Thinking about today’s students and his own student days, Professore Ross Brann says, “Our students now are far more diverse than back in the day and that alone is all for the good; they are arguably smarter and certainly savvier than we were. If at times they appear to be jaded and cynical, they inhabit a world that is surely more complex than ours was and the deep interconnections between political, economic and media elites has its way of discouraging activism. And yet…I encounter so many students committed to various forms of social change. It is heartening to observe them readying to become leaders in education, service, non-governmental organizations and more.”

Brother and sister graduates from New Roads School, Sammy and Ruby Perlmutter, along with Samohi and Crossroads students, are among the Santa Monicans at Cornell. Sammy, an editor at the independent student paper, the Cornell Sun, talks about his personal expression of his political views and principles. "Personally, beyond frequent discussions with friends and intellectual conversations in classes, I express my opinions through my writing at The Sun. This has helped to forge my own viewpoints and also become highly critical of all political talk and policy."

A historic Cornell venue for the expression of political talk, philosophy and ideas is the Sage Chapel. The non-sectarian Chapel has a mosaic mural behind the altar paying homage to the nine muses of arts and science and to Plato’s philosopher king. New to the Chapel is a stained glass window honoring the civil rights martyrs, James Cheney, Andrew Goodman and Michael Schwerner. Schwerner was a Cornellian.

I stood on the bridge over Cascadilla Creek at one of Cornell’s famous Gorges and thought of the first woman Architecture graduate in the 1880’s, Michael Schwerner in the 1960’s, and the students I had met. Water still ran in the icicle-covered gorge. I felt a bond with past and future students from knowing we shared the inspiration of this natural beauty and the knowledge of the values and ideals of the University, carefully carried throughout succeeding generations.

Ezra Cornell states, “President Lincoln was born in 1809 and my great, great, great grandfather was born in 1807. He supported Lincoln, was a Republican and attended Lincoln's inauguration. Both men recognized the challenges of their day and were determined to make a difference that would benefit the nation.” I believe the students I’ve met, in Santa Monica and at Cornell, share that determination.

February 11, 2010

What Say You? Paul Hawken and Arianna Huffington



“Our time is either the end of civilization or the transformation of civilization.

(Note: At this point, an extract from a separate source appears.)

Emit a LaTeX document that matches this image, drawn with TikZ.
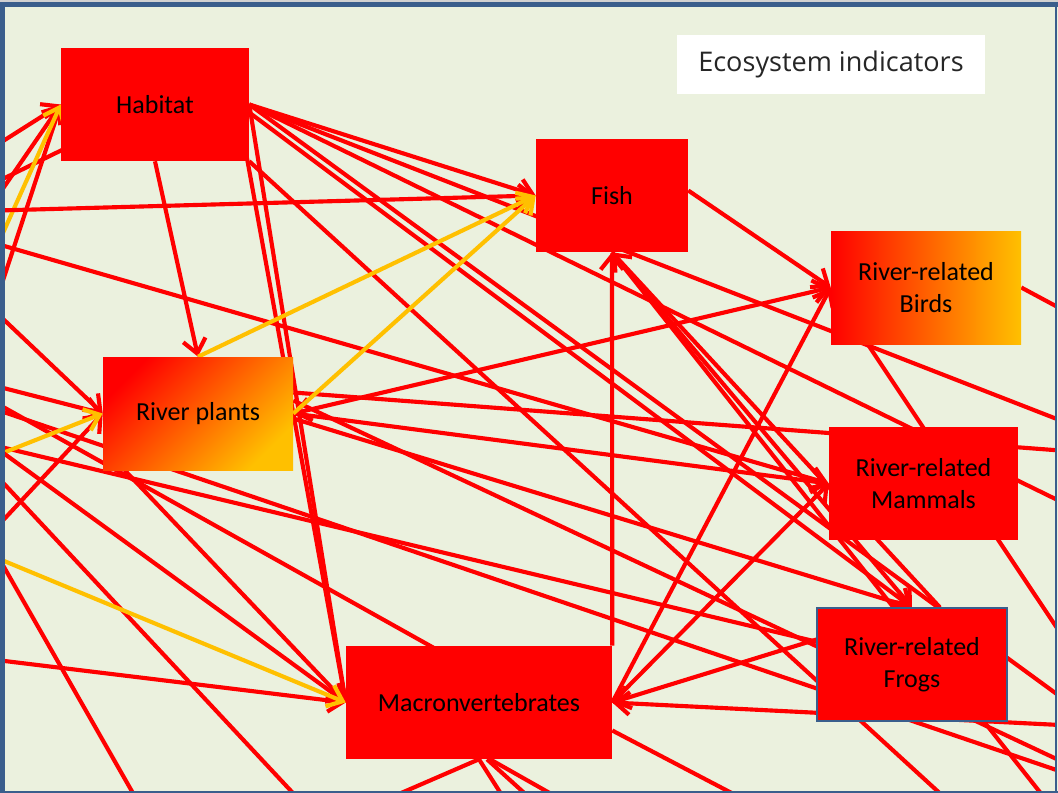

We are at risk, but the risk we take in not changing is worse than the risk in changing.” So believes Paul Hawken, economist, businessman, and environmental guru. He spoke persuasively, part professor and part preacher, before a capacity crowd of, mostly, business professionals at the Sustainable Industries Forum in Santa Monica.

In what he described as a speech in three acts, Hawken’s first act was one of certain doom, the second act had the good guys down but not out, and the third act closes the play with hope for the future. “For hope to be hopeful it has to be pragmatic. It has to pass a sobriety test and walk a straight line to reality.”

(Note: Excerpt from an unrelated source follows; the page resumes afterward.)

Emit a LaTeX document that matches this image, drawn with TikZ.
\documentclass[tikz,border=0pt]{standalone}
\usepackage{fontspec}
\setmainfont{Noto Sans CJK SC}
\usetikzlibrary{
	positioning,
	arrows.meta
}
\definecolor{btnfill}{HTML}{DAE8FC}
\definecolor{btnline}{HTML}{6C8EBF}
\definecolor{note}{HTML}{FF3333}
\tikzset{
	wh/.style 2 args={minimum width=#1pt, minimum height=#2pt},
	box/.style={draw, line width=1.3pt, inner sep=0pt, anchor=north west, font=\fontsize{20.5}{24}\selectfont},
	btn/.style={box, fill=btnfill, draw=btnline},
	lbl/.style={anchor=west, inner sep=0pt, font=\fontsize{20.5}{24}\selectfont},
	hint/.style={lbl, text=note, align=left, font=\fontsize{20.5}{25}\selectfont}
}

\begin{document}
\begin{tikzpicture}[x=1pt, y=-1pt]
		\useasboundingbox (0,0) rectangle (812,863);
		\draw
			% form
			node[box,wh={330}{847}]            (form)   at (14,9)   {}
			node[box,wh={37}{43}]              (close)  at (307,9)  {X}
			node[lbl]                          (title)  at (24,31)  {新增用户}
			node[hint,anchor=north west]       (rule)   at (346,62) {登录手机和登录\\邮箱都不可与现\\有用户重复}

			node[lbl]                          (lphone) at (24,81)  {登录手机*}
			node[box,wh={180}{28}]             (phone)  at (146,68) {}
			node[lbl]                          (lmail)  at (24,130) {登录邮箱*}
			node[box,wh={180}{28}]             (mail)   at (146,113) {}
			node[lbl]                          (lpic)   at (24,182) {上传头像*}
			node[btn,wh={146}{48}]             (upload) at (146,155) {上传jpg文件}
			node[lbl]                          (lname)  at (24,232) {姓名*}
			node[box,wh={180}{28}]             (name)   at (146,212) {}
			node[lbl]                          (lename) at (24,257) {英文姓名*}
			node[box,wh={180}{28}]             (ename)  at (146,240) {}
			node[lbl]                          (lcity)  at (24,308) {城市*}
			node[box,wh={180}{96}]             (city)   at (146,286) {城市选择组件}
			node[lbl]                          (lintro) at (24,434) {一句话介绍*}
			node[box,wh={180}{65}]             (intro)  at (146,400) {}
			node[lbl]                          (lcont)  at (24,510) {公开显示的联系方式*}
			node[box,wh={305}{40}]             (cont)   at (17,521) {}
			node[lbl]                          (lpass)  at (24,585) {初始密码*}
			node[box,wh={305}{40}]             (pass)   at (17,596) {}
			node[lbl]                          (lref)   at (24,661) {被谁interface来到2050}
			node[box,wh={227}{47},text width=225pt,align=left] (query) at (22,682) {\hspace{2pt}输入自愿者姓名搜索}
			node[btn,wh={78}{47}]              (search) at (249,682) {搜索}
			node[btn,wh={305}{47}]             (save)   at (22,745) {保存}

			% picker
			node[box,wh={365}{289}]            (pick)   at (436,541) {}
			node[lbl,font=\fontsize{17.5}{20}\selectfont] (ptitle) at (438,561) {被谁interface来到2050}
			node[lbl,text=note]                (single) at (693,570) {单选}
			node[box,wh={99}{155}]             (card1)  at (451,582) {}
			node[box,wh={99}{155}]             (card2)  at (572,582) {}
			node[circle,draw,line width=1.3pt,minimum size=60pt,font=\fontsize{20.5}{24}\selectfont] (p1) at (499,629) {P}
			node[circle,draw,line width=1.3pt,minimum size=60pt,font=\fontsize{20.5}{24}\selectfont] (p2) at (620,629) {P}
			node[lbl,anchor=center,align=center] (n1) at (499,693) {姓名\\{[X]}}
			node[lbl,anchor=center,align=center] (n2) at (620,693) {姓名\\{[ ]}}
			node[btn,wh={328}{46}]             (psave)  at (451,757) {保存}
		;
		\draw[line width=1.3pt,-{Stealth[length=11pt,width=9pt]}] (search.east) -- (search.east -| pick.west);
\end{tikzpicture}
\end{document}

Hawken notes that we now accept the reality of climate change but still throw billions of dollars into oil as an energy source when oil is a finite resource being used at a pace that’s unsustainable. “The sun is a 100% renewable energy source and supplies all the energy we could ever need, but we don’t know yet how to access and distribute it We are an accumulative society. Our consumption patterns are growing in logarithms. We will prevail only by capping the energy we use and by changing to 80% solar/wind.

“We are borrowing money from the future and using it to steal from the future. No reason we couldn’t borrow from the future to benefit the future,” said Hawken. “I don’t care about who you voted for I care if you care about your children.”

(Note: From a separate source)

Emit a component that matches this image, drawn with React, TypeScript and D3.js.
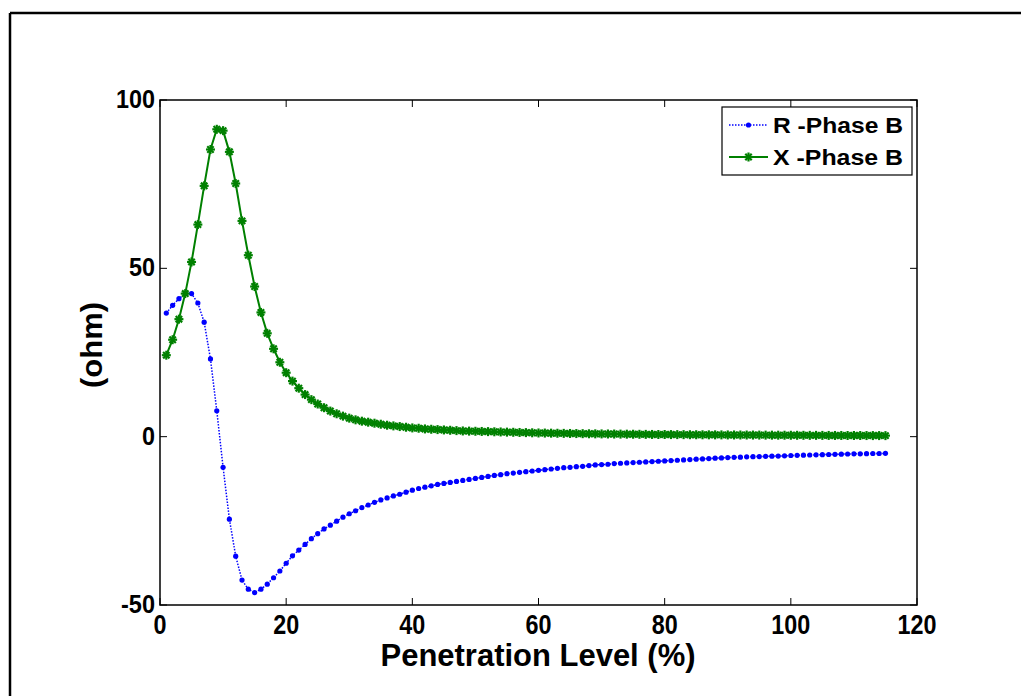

In his latest book, Blessed Unrest, Hawken talks about the unprecedented and uncounted global growth of NGOs. “NGOs and business have a bias for innovation and they drive change.” Hawken promises, “when they come together as allies in sustainability they are unstoppable. Nature always makes allies. It draws in. Nature is our greatest design teacher and our greatest ally.”

Hawken shared the stage with media star Arianna Huffington, author, journalist and co-founder and editor-in-chief of the Huffington Post. Huffington said, “The Media is obsessed with the idea that every issue has two sides and that truth is always somewhere in the middle. But that is often just wrong. The world is not flat. It is not a little flat and little round. It is round. There is only one correct answer.”

Huffington also identifies Washington as part of the problem, saying, “Everything we are talking about today is representing the future, but Washington is about the past and present. Detroit wanted Washington to protect them from the future. Detroit won in Washington but they ended up in bankruptcy because what they fought so hard for was in their short-term interest only.”

Huffington shares the Hawken view of Act 1 as doom, getting to fathom the depth of the environmental threat. She sees us as being in Act 2, suffering disappointments and setbacks but having some triumphs and gaining allies. Finally, she is optimistic that the environmental movement, when it reaches a critical mass, “ a number infinitely smaller than everybody,” will bring us to Act 3. “When we do our part 100%, grace is extended to us.”


What Say You? Will you, are you, doing your part to reach ‘critical mass”?